I have a scenario where my documents have fields in multiple languages and the search language is now known. When I remember it correctly it can be implemented in Lucene by using the correct analyzer and ideally you use the same analyzer for search and indexing. For example I have used an analyzer in the past that select the proper language specific analyzer based on the field name.

In the docs I see that I have to define the search analyzer: https://docs.atlas.mongodb.com/reference/atlas-search/index-definitions/#static-and-dynamic-mappings

But how would this work with my scenario? It would always use the standard analyzer and therefore not do the same stemming and stop word elimination that is used for filtering.

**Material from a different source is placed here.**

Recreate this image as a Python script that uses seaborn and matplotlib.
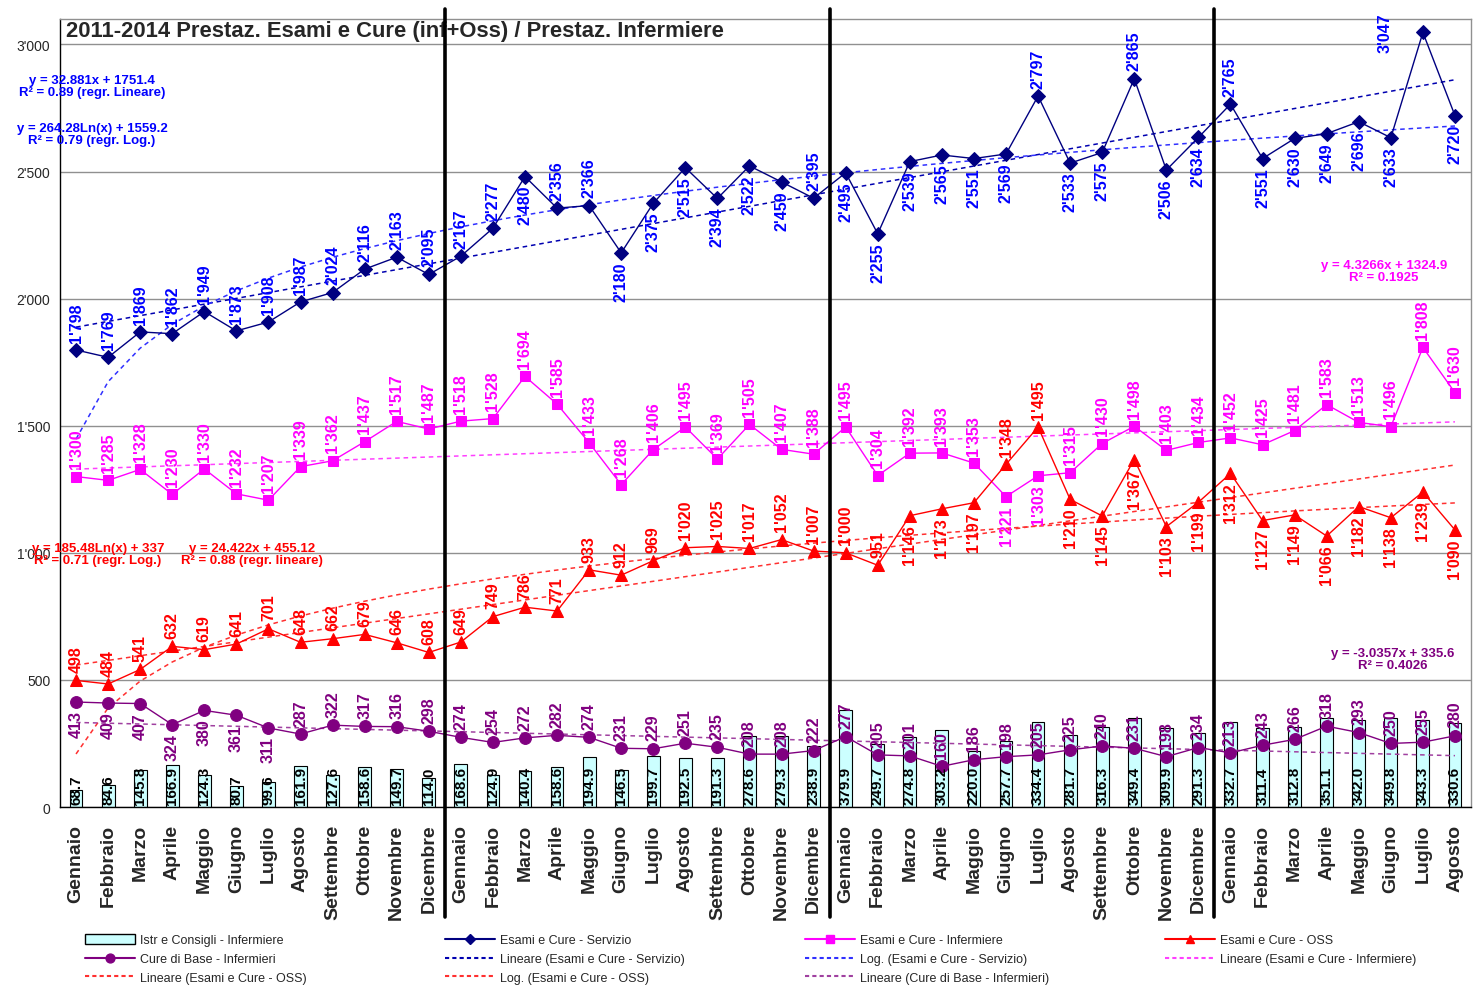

In Azure cognitive search on the other side (also using Lucene) I do not define the analyzer when searching. It just uses the same analyzer that is used for filtering.

Elle_Shwer · November 8, 2021, 3:33pm

Hey there, it’s Elle from the Atlas Search product team. You can define a language analyzer per field or use multi within the index definition if a single field has multiple languages. Let me know if this answers your question!

Sebastian_Stehle · November 8, 2021, 3:51pm

Yes, I understand that. But I do not understand how to use the search analyzer in these cases.

Sebastian_Stehle · November 8, 2021, 3:56pm

It is a stupid example, because it does not make sense, but something like this could happen:

Lets say you have a word that exists in multiple languages but has different stems:

House (English) => stem: House
House (German) => stem: Hous (it is actually Haus, but I have no real example right now).

Then we have two documents:

// DOC 1
{
  "id": 1,
  "de": "House" <-- Indexes as Hous
}

and

// DOC 2
{ 
  "id": 2,
  "en": "House"
}

If I search with the German search analyzer for “House” it would only return document 1 and for English analyzer it would only find document 2.

Elle_Shwer · November 8, 2021, 4:45pm

Using the same multi example linked above, you could also define the search analyzer like below:

  "mappings": {
    "dynamic": false,
    "fields": {
      "text": {
        "type": "string",
        "multi": {
          "english": {
            "type": "string",
            "analyzer": "lucene.english",
            "searchAnalyzer": "lucene.english",
          },
          "french": {
            "type": "string",
            "analyzer": "lucene.french",
            "searchAnalyzer": "lucene.french",
          }
        }
      }
    }
  }
}

Sebastian_Stehle · November 8, 2021, 4:59pm

Oh, stupid me. I have not seen that you can define the search analyzer on the field level as well.

system · November 13, 2021, 5:00pm

This topic was automatically closed 5 days after the last reply. New replies are no longer allowed.